WORK TO DO: Beneath this line are entries. Copy the range from the line with "Recreate this image" to the line with "from bokeh.resources import INLINE", ends included, exactly; leave pictures out.

Data items:
-------------------------

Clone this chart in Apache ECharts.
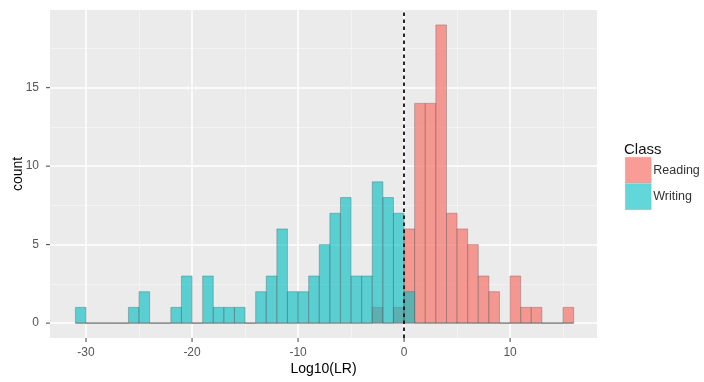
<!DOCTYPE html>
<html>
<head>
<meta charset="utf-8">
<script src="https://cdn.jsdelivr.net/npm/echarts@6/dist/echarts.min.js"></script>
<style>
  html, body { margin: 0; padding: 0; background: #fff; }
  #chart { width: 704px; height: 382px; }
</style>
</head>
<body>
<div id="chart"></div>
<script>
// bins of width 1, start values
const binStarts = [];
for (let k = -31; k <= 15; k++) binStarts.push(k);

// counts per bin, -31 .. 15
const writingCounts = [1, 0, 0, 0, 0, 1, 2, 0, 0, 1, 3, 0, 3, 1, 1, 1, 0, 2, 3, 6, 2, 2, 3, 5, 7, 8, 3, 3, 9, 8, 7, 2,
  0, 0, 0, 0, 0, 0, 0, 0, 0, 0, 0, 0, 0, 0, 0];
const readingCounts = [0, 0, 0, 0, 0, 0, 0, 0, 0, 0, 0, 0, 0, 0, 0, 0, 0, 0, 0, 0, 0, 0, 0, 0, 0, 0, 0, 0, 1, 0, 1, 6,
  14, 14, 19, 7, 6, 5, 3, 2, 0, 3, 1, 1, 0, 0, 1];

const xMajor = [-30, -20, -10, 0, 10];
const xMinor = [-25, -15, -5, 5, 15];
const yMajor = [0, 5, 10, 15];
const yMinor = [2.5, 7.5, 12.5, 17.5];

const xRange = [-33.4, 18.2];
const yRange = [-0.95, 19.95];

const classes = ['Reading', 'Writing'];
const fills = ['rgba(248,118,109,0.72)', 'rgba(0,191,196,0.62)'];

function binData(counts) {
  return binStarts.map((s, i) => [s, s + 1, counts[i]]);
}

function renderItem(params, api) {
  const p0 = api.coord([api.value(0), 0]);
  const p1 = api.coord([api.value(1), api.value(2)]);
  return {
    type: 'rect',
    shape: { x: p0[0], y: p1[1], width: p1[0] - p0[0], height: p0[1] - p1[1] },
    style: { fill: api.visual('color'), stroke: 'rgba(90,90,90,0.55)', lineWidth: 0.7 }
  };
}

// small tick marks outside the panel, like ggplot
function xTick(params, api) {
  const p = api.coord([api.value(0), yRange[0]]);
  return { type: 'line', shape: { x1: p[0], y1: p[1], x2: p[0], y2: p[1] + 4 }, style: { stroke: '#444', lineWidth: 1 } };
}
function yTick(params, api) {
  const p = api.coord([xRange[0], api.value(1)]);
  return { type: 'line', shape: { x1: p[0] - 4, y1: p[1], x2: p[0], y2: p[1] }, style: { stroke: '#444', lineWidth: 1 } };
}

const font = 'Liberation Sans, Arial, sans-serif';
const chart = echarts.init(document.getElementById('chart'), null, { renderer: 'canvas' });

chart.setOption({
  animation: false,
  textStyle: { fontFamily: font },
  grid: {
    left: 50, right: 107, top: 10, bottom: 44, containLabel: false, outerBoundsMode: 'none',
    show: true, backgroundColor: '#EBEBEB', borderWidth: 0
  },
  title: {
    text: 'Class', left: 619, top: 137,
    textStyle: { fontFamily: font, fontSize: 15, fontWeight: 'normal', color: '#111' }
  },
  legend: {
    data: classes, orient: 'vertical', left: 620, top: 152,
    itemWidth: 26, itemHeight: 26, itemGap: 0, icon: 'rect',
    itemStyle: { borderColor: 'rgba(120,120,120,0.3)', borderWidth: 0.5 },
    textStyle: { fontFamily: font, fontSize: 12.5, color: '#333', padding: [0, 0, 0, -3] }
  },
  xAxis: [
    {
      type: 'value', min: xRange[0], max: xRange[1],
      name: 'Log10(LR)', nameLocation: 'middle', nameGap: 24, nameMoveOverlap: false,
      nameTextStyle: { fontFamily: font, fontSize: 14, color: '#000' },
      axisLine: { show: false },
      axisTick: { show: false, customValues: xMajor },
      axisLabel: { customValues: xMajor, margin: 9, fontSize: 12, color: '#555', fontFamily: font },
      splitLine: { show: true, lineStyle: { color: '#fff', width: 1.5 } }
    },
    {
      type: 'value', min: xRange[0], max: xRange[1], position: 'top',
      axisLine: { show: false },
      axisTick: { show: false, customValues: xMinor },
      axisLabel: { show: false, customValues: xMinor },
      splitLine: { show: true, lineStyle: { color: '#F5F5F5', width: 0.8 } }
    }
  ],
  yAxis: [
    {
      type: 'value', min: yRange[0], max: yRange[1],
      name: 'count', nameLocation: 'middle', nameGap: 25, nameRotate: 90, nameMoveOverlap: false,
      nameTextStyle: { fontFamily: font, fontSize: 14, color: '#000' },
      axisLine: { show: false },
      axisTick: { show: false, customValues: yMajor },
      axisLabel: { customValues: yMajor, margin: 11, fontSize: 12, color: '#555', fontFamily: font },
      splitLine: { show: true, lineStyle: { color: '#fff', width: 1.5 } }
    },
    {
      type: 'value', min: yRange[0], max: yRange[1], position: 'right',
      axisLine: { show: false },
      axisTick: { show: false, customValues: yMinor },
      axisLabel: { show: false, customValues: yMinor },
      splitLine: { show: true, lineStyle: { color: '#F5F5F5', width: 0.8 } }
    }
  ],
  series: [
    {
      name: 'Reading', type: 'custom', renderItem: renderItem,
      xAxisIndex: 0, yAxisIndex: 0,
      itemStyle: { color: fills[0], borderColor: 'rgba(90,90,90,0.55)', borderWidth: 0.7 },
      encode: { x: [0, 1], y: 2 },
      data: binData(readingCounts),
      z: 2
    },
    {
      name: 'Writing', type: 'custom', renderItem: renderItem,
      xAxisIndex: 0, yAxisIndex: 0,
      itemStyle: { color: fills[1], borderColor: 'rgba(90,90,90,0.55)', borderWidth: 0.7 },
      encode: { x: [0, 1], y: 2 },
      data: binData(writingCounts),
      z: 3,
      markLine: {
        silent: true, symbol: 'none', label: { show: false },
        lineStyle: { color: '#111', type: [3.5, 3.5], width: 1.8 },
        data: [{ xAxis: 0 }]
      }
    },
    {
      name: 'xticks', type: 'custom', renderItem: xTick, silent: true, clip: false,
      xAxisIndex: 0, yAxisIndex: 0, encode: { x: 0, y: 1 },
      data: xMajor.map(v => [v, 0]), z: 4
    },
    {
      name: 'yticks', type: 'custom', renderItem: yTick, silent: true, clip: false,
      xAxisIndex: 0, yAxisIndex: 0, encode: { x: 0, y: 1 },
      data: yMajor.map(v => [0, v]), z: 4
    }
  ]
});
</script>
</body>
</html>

-------------------------

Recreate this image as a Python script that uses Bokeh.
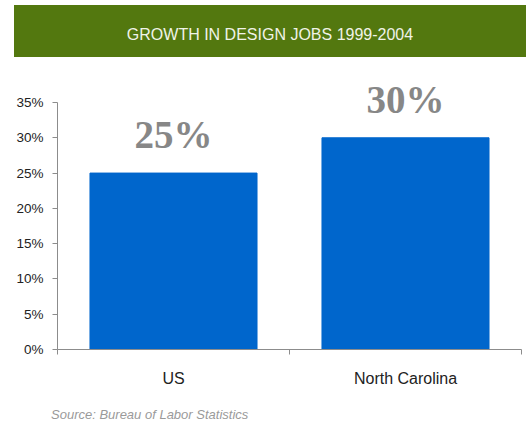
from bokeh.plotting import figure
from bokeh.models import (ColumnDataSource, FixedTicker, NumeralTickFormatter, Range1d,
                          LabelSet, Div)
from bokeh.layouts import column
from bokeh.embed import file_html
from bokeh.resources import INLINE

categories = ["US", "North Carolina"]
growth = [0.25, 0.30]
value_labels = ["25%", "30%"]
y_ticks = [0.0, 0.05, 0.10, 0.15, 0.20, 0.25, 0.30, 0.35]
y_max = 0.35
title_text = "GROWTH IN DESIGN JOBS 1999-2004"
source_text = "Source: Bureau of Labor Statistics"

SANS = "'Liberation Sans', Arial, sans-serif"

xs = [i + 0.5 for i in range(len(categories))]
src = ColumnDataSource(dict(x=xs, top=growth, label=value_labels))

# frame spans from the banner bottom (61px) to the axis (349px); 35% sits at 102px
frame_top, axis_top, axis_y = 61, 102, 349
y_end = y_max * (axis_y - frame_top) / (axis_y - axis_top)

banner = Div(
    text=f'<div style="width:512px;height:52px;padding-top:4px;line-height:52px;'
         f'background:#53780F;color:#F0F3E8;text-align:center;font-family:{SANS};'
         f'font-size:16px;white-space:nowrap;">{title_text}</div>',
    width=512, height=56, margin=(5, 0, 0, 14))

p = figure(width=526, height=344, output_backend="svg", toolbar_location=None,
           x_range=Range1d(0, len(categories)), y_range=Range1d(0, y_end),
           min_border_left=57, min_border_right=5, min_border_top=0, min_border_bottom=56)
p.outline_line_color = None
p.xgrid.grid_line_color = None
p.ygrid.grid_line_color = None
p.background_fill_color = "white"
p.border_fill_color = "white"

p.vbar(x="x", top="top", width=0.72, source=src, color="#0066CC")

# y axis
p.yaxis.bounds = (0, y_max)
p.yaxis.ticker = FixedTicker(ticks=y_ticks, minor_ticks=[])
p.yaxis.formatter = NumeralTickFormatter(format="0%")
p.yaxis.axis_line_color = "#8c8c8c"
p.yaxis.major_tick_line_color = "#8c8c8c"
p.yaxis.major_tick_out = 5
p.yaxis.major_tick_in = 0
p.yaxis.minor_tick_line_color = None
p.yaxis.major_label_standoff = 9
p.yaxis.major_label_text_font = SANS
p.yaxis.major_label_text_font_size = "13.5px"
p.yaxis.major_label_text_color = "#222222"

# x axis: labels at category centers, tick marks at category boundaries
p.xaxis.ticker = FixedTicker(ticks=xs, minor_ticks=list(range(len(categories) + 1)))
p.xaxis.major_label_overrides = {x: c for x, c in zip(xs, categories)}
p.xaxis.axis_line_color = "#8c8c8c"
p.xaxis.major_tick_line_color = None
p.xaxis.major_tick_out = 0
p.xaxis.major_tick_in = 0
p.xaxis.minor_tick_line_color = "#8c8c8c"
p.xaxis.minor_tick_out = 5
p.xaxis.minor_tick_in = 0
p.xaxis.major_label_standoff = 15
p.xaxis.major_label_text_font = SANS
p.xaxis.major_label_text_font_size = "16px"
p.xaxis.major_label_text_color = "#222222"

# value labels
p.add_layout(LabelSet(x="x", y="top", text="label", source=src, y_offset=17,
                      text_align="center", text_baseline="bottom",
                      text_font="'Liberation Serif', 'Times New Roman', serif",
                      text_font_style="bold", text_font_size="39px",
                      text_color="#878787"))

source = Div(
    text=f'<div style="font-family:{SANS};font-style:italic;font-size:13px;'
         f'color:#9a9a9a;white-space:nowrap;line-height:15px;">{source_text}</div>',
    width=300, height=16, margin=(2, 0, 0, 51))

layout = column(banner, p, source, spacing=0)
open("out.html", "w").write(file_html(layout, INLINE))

-------------------------

WRITTEN REPLY:
Recreate this image as a Python script that uses Bokeh.
from bokeh.plotting import figure
from bokeh.models import (ColumnDataSource, FixedTicker, NumeralTickFormatter, Range1d,
                          LabelSet, Div)
from bokeh.layouts import column
from bokeh.embed import file_html
from bokeh.resources import INLINE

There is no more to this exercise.